Extract, exactly, the lines from the line containing "Write the Apache ECharts code for this chart." to the line containing "const fmt = v", with both lines included and any pictures left out.

___ Dataset records

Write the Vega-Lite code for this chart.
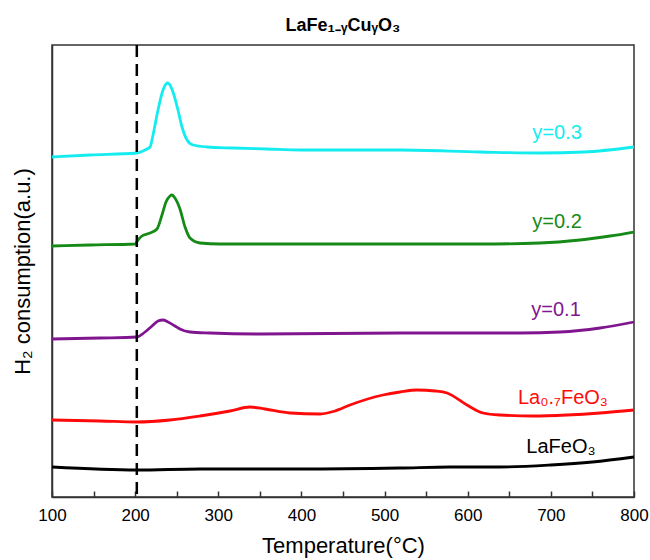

______
___ Dataset records

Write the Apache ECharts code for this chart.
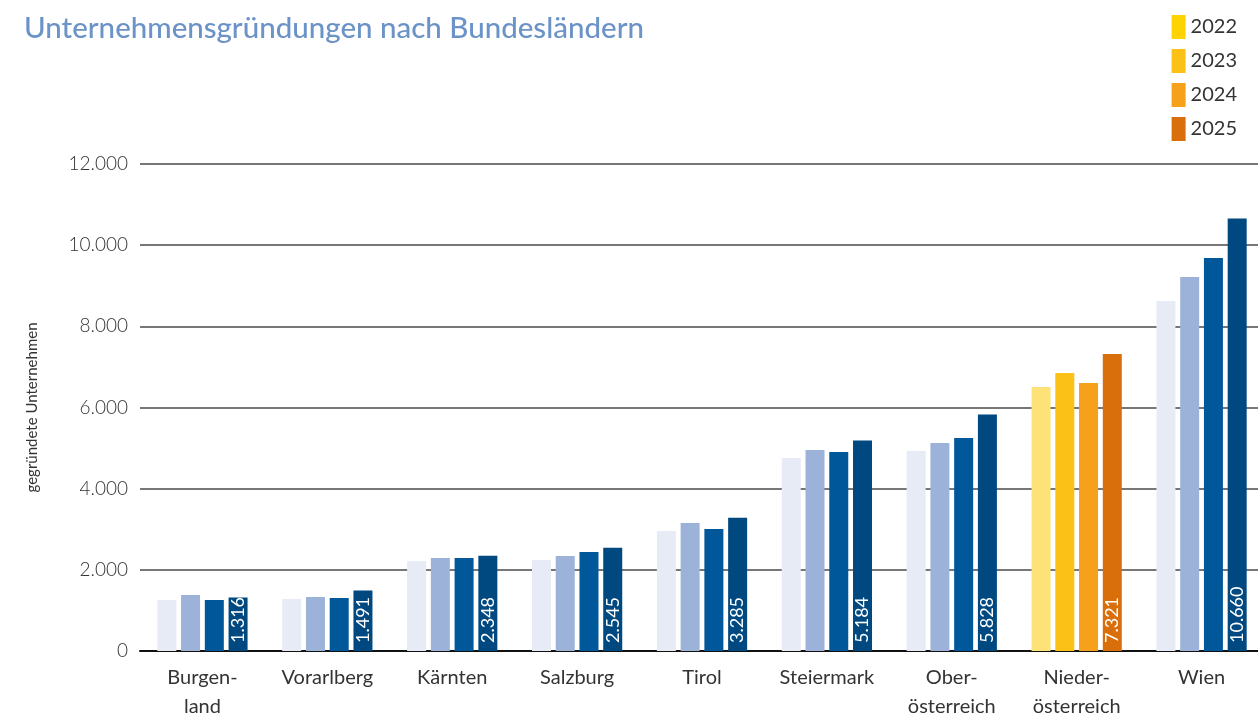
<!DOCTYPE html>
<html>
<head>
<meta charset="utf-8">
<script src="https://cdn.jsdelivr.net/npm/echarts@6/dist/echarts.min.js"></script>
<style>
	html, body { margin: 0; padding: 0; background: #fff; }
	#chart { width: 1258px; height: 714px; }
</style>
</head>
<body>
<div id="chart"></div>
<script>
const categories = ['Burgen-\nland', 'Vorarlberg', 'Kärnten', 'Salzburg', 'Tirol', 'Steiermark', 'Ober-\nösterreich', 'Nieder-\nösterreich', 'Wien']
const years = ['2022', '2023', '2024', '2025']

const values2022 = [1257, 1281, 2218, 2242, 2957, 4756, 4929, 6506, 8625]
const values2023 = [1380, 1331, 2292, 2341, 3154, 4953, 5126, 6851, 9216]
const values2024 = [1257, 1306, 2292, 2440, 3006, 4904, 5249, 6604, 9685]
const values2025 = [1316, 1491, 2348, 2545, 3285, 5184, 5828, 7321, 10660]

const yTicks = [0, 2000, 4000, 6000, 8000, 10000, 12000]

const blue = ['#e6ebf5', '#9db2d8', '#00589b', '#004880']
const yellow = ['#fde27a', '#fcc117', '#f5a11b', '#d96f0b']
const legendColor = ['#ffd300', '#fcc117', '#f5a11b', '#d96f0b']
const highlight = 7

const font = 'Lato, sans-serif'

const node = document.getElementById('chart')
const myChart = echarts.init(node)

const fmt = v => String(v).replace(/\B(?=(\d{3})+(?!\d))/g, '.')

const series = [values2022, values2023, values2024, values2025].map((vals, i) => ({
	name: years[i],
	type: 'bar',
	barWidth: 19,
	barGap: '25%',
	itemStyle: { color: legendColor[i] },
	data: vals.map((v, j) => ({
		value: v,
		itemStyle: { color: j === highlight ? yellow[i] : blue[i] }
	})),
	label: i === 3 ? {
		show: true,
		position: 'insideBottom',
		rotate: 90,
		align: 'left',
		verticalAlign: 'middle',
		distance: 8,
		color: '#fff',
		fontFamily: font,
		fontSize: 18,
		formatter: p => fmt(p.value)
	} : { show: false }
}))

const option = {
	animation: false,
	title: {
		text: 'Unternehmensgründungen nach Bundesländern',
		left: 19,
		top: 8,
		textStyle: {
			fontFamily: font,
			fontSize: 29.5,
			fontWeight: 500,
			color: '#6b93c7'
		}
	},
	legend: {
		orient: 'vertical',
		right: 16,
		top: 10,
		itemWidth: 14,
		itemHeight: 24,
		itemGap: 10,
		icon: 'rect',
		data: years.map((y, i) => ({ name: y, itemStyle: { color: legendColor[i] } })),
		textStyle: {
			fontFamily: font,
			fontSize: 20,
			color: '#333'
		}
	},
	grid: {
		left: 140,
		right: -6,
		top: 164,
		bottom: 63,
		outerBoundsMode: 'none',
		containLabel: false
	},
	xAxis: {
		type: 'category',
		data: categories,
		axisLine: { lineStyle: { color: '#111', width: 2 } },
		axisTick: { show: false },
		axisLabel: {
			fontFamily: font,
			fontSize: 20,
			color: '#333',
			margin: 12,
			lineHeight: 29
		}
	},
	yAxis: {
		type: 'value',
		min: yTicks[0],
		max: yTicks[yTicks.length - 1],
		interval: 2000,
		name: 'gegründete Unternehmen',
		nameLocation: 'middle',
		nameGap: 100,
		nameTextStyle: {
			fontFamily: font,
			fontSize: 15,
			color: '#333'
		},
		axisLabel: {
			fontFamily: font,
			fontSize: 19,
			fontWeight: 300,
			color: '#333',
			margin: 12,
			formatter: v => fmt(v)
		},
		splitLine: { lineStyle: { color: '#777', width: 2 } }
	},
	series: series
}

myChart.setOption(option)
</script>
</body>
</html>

______

=== Result ===
Write the Apache ECharts code for this chart.
<!DOCTYPE html>
<html>
<head>
<meta charset="utf-8">
<script src="https://cdn.jsdelivr.net/npm/echarts@6/dist/echarts.min.js"></script>
<style>
	html, body { margin: 0; padding: 0; background: #fff; }
	#chart { width: 1258px; height: 714px; }
</style>
</head>
<body>
<div id="chart"></div>
<script>
const categories = ['Burgen-\nland', 'Vorarlberg', 'Kärnten', 'Salzburg', 'Tirol', 'Steiermark', 'Ober-\nösterreich', 'Nieder-\nösterreich', 'Wien']
const years = ['2022', '2023', '2024', '2025']

const values2022 = [1257, 1281, 2218, 2242, 2957, 4756, 4929, 6506, 8625]
const values2023 = [1380, 1331, 2292, 2341, 3154, 4953, 5126, 6851, 9216]
const values2024 = [1257, 1306, 2292, 2440, 3006, 4904, 5249, 6604, 9685]
const values2025 = [1316, 1491, 2348, 2545, 3285, 5184, 5828, 7321, 10660]

const yTicks = [0, 2000, 4000, 6000, 8000, 10000, 12000]

const blue = ['#e6ebf5', '#9db2d8', '#00589b', '#004880']
const yellow = ['#fde27a', '#fcc117', '#f5a11b', '#d96f0b']
const legendColor = ['#ffd300', '#fcc117', '#f5a11b', '#d96f0b']
const highlight = 7

const font = 'Lato, sans-serif'

const node = document.getElementById('chart')
const myChart = echarts.init(node)

const fmt = v => String(v).replace(/\B(?=(\d{3})+(?!\d))/g, '.')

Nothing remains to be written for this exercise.